Vanessa Nakate speaks on Climate Justice and Human Rights at the Human Rights and Climate Justice - From the People to the Highest Court panel

Vanessa Nakate speaks on Climate Justice and Human Rights at the Human Rights and Climate Justice – From the People to the Highest Court panel

 

By Rana Ozturk, Alex Moores, Chris Wyver, Shammi Akhter

“Justice will not be served up on a platter, we will have to take it.” -Yeb Saño

This year at COP many people have spoken up about the issue of Climate Justice. We all live on this warming planet together but some of us are more vulnerable than others. Some of us are feeling the heat more than others, some of us are more responsible for getting us here than others. And now we’re all being asked to pitch in equally to fix it. Is that fair? For us here in the UK climate change has looked like longer heat waves and hose pipe bans For those in some developing countries climate change can look like flash floods that sweep away houses or droughts that drive communities to starvation. It is not hard to see who has it worse off.

It is also true that the younger generation are having to face up to the consequences of climate change more than older generations. It is us who are “Generation Anxiety”, who must wonder what our future is going to look like and if our future will even be livable. But for us younger scientists and activists in the Global North, we have more of a choice about how much we engage with our activism. For those youth in the Global South, activism has been forced upon them because of the destruction climate change has wrought to their home countries.

Today we had the opportunity to watch a very interesting panel on Human Rights and the Climate Crisis. The panel featured Dr Agnès Callamard General Secretary of Amnesty International, Yeb Saño Executive Director of Greenpeace Southeast Asia, Vanessa Nakate Founder of the Ride Up Movement, Tasneem Essop Executive Director of CAN International and His Excellency President Nikenike Vurobaravu President of the Republic of Vanuatu. Together they raised the very important and equally frustrating point that our climate-related agreements and pledges so far have been voluntary in their take-up. It has been up to governments whether they create or adopt climate friendly initiatives and stick to pledges. There has been no enforcement as to whether governments are abiding by international climate agreements. In a way these agreements have been toothless with no weight behind them.
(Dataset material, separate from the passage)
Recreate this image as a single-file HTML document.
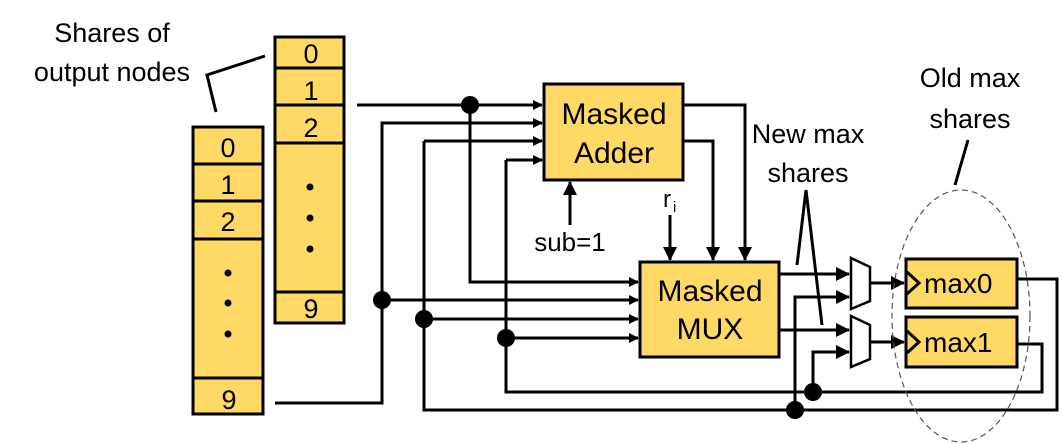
<!DOCTYPE html>
<html><head><style>body{margin:0;background:#fff}svg{display:block}text{font-family:"Liberation Sans",sans-serif;fill:#000}</style></head><body>
<svg width="1063" height="444" viewBox="0 0 1063 444" xmlns="http://www.w3.org/2000/svg">
<defs><marker id="a" markerWidth="10" markerHeight="10" refX="9" refY="5" orient="auto" markerUnits="userSpaceOnUse"><path d="M0,0 L10,5 L0,10 Z" fill="#000"/></marker>
<marker id="b" markerWidth="14" markerHeight="14" refX="13" refY="7" orient="auto" markerUnits="userSpaceOnUse"><path d="M0,0 L14,7 L0,14 Z" fill="#000"/></marker></defs>
<g font-size="27" text-anchor="middle">
<text x="112" y="42">Shares of</text><text x="112" y="81">output nodes</text>
<text x="808" y="143">New max</text><text x="808" y="182">shares</text>
<text x="970" y="87">Old max</text><text x="970" y="128">shares</text>
</g>
<polyline points="265,56 207,75 216,112" fill="none" stroke="#000" stroke-width="3"/>
<g stroke="#000" stroke-width="3" fill="#FFD966">
<rect x="193" y="127" width="70" height="287"/><rect x="275" y="37" width="69" height="286"/>
</g>
<g stroke="#000" stroke-width="3">
<line x1="193" y1="164" x2="263" y2="164"/><line x1="193" y1="201" x2="263" y2="201"/><line x1="193" y1="239" x2="263" y2="239"/><line x1="193" y1="378" x2="263" y2="378"/>
<line x1="275" y1="68" x2="344" y2="68"/><line x1="275" y1="105" x2="344" y2="105"/><line x1="275" y1="143" x2="344" y2="143"/><line x1="275" y1="292" x2="344" y2="292"/>
</g>
<g font-size="27" text-anchor="middle">
<text x="228" y="157">0</text><text x="228" y="194">1</text><text x="228" y="231">2</text><text x="229" y="409">9</text>
<text x="311" y="63">0</text><text x="311" y="100">1</text><text x="311" y="137">2</text><text x="311" y="318">9</text>
</g>
<g fill="#000"><circle cx="228" cy="273" r="3.5"/><circle cx="228" cy="303" r="3.5"/><circle cx="228" cy="334" r="3.5"/>
<circle cx="310" cy="187" r="3.5"/><circle cx="310" cy="218" r="3.5"/><circle cx="310" cy="249" r="3.5"/></g>
<g stroke="#000" stroke-width="3" fill="#FFD966">
<rect x="544" y="84" width="139" height="96"/><rect x="640" y="262" width="139" height="95"/>
<rect x="906" y="259" width="111" height="49"/><rect x="906" y="317" width="111" height="50"/>
</g>
<g font-size="30" text-anchor="middle"><text x="614" y="124">Masked</text><text x="614" y="163">Adder</text>
<text x="710" y="301">Masked</text><text x="710" y="339">MUX</text></g>
<g font-size="28"><text x="924" y="293">max0</text><text x="924" y="352">max1</text></g>
<g fill="none" stroke="#000" stroke-width="3"><polyline points="907,272 919,283 907,294"/><polyline points="907,331 919,342 907,353"/></g>
<g fill="#fff" stroke="#000" stroke-width="2.5"><polygon points="851,258 870,267 870,301 851,309"/><polygon points="851,316 870,325 870,359 851,367"/></g>
<g fill="none" stroke="#000" stroke-width="3">
<line x1="357" y1="105" x2="542" y2="105" marker-end="url(#a)"/>
<polyline points="470,105 470,282 638,282" marker-end="url(#a)"/>
<polyline points="275,403 382,403 382,123 542,123" marker-end="url(#a)"/>
<line x1="382" y1="300" x2="638" y2="300" marker-end="url(#a)"/>
<polyline points="424,141 542,141" marker-end="url(#a)"/>
<polyline points="424,141 424,410 1057,410 1057,279 1017,279"/>
<line x1="424" y1="319" x2="638" y2="319" marker-end="url(#a)"/>
<polyline points="506,160 542,160" marker-end="url(#a)"/>
<polyline points="506,160 506,392 1042,392 1042,344 1017,344"/>
<line x1="506" y1="338" x2="638" y2="338" marker-end="url(#a)"/>
<line x1="570" y1="225" x2="570" y2="182" marker-end="url(#b)"/>
<polyline points="683,105 745,105 745,260" marker-end="url(#b)"/>
<polyline points="683,141 713,141 713,260" marker-end="url(#b)"/>
<line x1="670" y1="215" x2="670" y2="260" marker-end="url(#b)"/>
<line x1="779" y1="274" x2="849" y2="274" marker-end="url(#b)"/>
<line x1="779" y1="330" x2="849" y2="330" marker-end="url(#b)"/>
<polyline points="795,410 795,297 849,297" marker-end="url(#b)"/>
<polyline points="813,392 813,352 849,352" marker-end="url(#b)"/>
<line x1="870" y1="283" x2="904" y2="283" marker-end="url(#b)"/>
<line x1="870" y1="342" x2="904" y2="342" marker-end="url(#b)"/>
<polyline points="797,265 806,190 822,325"/>
<line x1="968" y1="140" x2="955" y2="185"/>
</g>
<g fill="#000"><circle cx="470" cy="105" r="9"/><circle cx="382" cy="300" r="9"/><circle cx="424" cy="319" r="9"/><circle cx="506" cy="338" r="9"/><circle cx="795" cy="410" r="9"/><circle cx="813" cy="392" r="9"/></g>
<text x="663" y="207" font-size="24">r</text><text x="673" y="212" font-size="15">i</text>
<text x="570" y="251" font-size="26" text-anchor="middle">sub=1</text>
<ellipse cx="961" cy="316" rx="69" ry="126" fill="none" stroke="#555" stroke-width="1.2" stroke-dasharray="6,4"/>
</svg>
</body></html>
Vanessa Nakate from the Rise Up Movement, a movement aimed at giving African climate activists a platform for their voices to be heard, said, “We live the climate crisis, we don’t have the privilege of just learning about the climate crisis.” Her words perfectly encapsulate the inequality faced by youth activists in the Global South. How is it fair for them to sacrifice their childhoods so that our politicians in the Global North can prevaricate about whether we should pay them their dues.

The panel discussed the possibility of making these agreements legally binding through the International Criminal Court (ICC) and making ecocide a crime. This movement to make ecocide a crime, Stop Ecocide Now, was started in Vanuatu, an island nation, another country facing the impacts of climate change while bearing the least responsibility towards contributing towards it. They define ecocide as “unlawful or wanton acts committed with knowledge that there is a substantial likelihood of severe and either widespread or long-term damage to the environment being caused by those acts.” It will be interesting to see if this initiative to bring in legal dimension of ecocide manages to make it past the voting stage at this year’s COP. If it does, perhaps we will finally be able to see some concrete steps towards climate justice.

To finish, we would like to reflect on the issue of time. Nine years ago, at another COP, Yeb Sano spoke up and said to world leaders, “if not now, then when? If not us, then who?” and today at the 27th COP Vanessa Nakate, an amazing young activist, said “if we don’t fight for our present, what kind of future will we be walking into?”. There are nine whole years separating these two quotes by two amazingly brave climate activists, and yet how much has changed for the better? Our oceans are full of microplastics, we are set to exceed the 1.5C goal set by the IPCC (Intergovernmental Panel on Climate Change) years ago, and it seems that every day there is a new climate tragedy in the news. Is this the world we want our youth to walk into? Why is it that young people like Vanessa must sacrifice their present and futures to fix the problems we knew about and should have fixed years ago? We owed it to them nine years ago to clean up this mess, and we owe it to them now.